By Brazil Stock Guide – MRV&CO (B3: MRVE3) posted a net profit of R$204 million in the third quarter of 2025, supported by stronger pricing, tighter cost control and a twelfth consecutive rise in gross margin. The company also accelerated deleveraging: net debt to annualized EBITDA fell to 1.1x after a 40% year-over-year reduction, reinforcing management’s focus on a lighter balance sheet.
Margins Strengthen on Pricing and Efficiency
MRV said higher home prices, operational gains on job sites and leaner overhead supported its best profitability metrics in three years. Net operating revenue increased as the company pushed a higher-ticket product mix. Management said margin levels already allow structural cash generation once transfer delays normalize.
Rental and Land-Development Units Advance
MRV’s complementary platforms expanded their contribution. Luggo, the rental unit, increased occupancy in its Pampulha and Samambaia projects and is nearing the start of leasing at Luggo Mauá in Rio de Janeiro, expected late in 2025. Urba, the land-development arm, reported higher sales and revenue, helping diversify MRV’s income streams as the company strengthens its position across the residential chain.
Cash Flow Hit by Transfer Delays
Cash generation remained under pressure as transfer bottlenecks persisted. MRV reported a R$93 million impact from delays in regional housing programs during the quarter. A change in Caixa Econômica Federal’s payment criteria held back an additional R$31 million in a transition account. The company finished the period with 1,400 more units produced than transferred, slowing cash conversion and reducing reported net sales. MRV said the mismatch is temporary and unrelated to demand or pricing.
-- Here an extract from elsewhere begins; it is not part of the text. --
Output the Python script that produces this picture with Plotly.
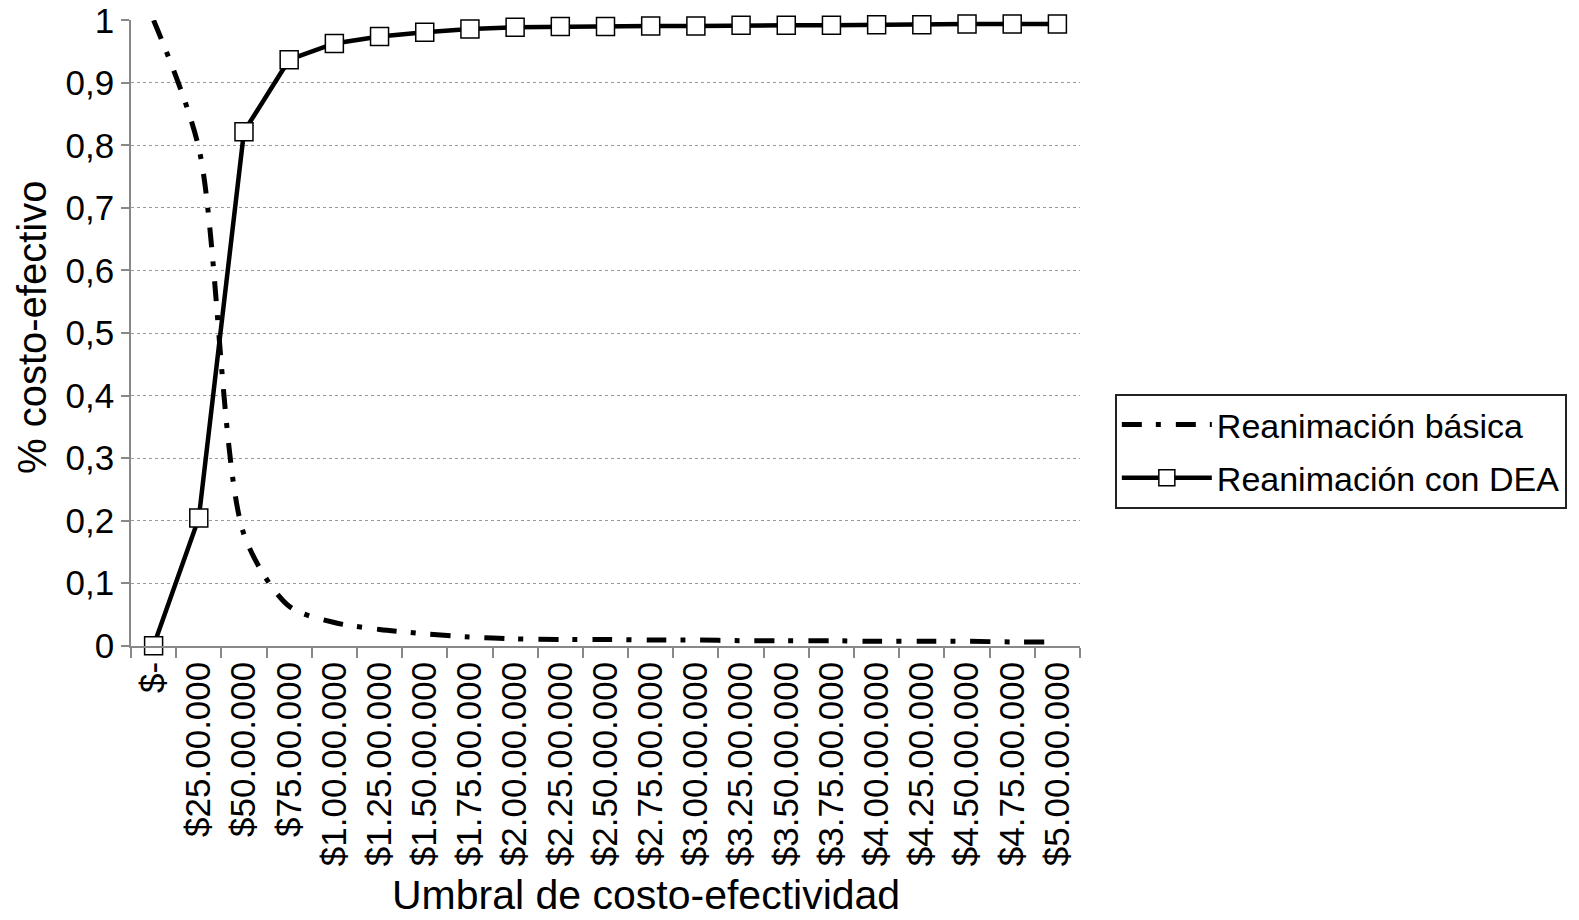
import plotly.graph_objects as go

categories = ["$-", "$25.00.000", "$50.00.000", "$75.00.000", "$1.00.00.000", "$1.25.00.000",
              "$1.50.00.000", "$1.75.00.000", "$2.00.00.000", "$2.25.00.000", "$2.50.00.000",
              "$2.75.00.000", "$3.00.00.000", "$3.25.00.000", "$3.50.00.000", "$3.75.00.000",
              "$4.00.00.000", "$4.25.00.000", "$4.50.00.000", "$4.75.00.000", "$5.00.00.000"]
basica = [1.0, 0.796, 0.178, 0.063, 0.037, 0.026, 0.019, 0.014, 0.011, 0.010, 0.010,
          0.009, 0.009, 0.008, 0.008, 0.008, 0.007, 0.007, 0.007, 0.006, 0.006]
dea = [0.0, 0.204, 0.822, 0.937, 0.963, 0.974, 0.981, 0.986, 0.989, 0.990, 0.990,
       0.991, 0.991, 0.992, 0.992, 0.992, 0.993, 0.993, 0.994, 0.994, 0.994]
y_ticks = [0, 0.1, 0.2, 0.3, 0.4, 0.5, 0.6, 0.7, 0.8, 0.9, 1]
y_labels = ["0", "0,1", "0,2", "0,3", "0,4", "0,5", "0,6", "0,7", "0,8", "0,9", "1"]
x_title = "Umbral de costo-efectividad"
y_title = "% costo-efectivo"

FONT = "Liberation Sans, Arial, sans-serif"

fig = go.Figure()
fig.add_trace(go.Scatter(
    x=categories, y=basica, name="Reanimación básica", mode="lines", legendgroup="a",
    line=dict(color="black", width=5, dash="20px,14px,5px,15px", shape="spline", smoothing=0.8),
))
fig.add_trace(go.Scatter(
    x=categories, y=dea, name="Reanimación con DEA", mode="lines+markers", legendgroup="b",
    line=dict(color="black", width=4.5),
    marker=dict(symbol="square", size=18, color="white", line=dict(color="black", width=1.5)),
    cliponaxis=False,
))

fig.update_layout(
    width=1571, height=912,
    margin=dict(l=123, r=496, t=12, b=274),
    paper_bgcolor="white", plot_bgcolor="white",
    separators=",.",
    font=dict(family=FONT, color="black", size=35),
    showlegend=True,
    legend=dict(
        x=1.0367, xanchor="left", y=0.4026, yanchor="top",
        bordercolor="#222", borderwidth=2, bgcolor="white",
        font=dict(size=34, family=FONT), itemwidth=90,
        tracegroupgap=6,
    ),
    annotations=[
        dict(text=x_title, xref="paper", yref="paper", x=0.5426, y=-0.398,
             xanchor="center", yanchor="middle", showarrow=False,
             font=dict(size=41, family=FONT, color="black")),
        dict(text=y_title, xref="paper", yref="paper", x=-0.105, y=0.5085,
             xanchor="center", yanchor="middle", showarrow=False, textangle=-90,
             font=dict(size=40, family=FONT, color="black")),
    ],
)
fig.update_xaxes(
    type="category", range=[-0.5, 20.5], automargin=False,
    tickangle=-90, tickson="boundaries", ticks="outside", ticklen=10,
    tickcolor="#888", tickwidth=1.5,
    showline=True, linecolor="#888", linewidth=1.5, showgrid=False,
    tickfont=dict(size=35, family=FONT),
)
fig.update_yaxes(
    range=[-0.0005, 1.0005], tickmode="array", tickvals=y_ticks, ticktext=y_labels,
    automargin=False,
    ticks="outside", ticklen=8, ticklabeloverflow="allow",
    tickcolor="#888", tickwidth=1.5,
    showline=True, linecolor="#888", linewidth=1.5,
    showgrid=True, gridcolor="#999", gridwidth=1, griddash="dot",
    zeroline=False,
    tickfont=dict(size=35, family=FONT),
)

fig.write_html("out.html")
Guidance Adjusted After Bottlenecks Persist
MRV said in a Material Fact that it will miss its 2025 cash-generation target after a cumulative mismatch of 5,200 units built but not transferred throughout the year. The company kept its profit guidance but revised the methodology to exclude non-recurring effects tied to equity swaps, mark-to-market adjustments, receivables assignments and interest related to its U.S. loan structure. Management said it still expects to reach the lower end of the profit range if transfer flows stabilize in the fourth quarter.
Net operating revenue has reached 77% of the annual target, and gross margin remains in the 29%–30% band. Adjusted net profit is at about 55% of the full-year goal. MRV enters the final quarter focused on converting accounting profit into cash, saying that once transfer bottlenecks ease, stronger margins, lower leverage and growth in rental and land-development platforms should translate more clearly into cash generation.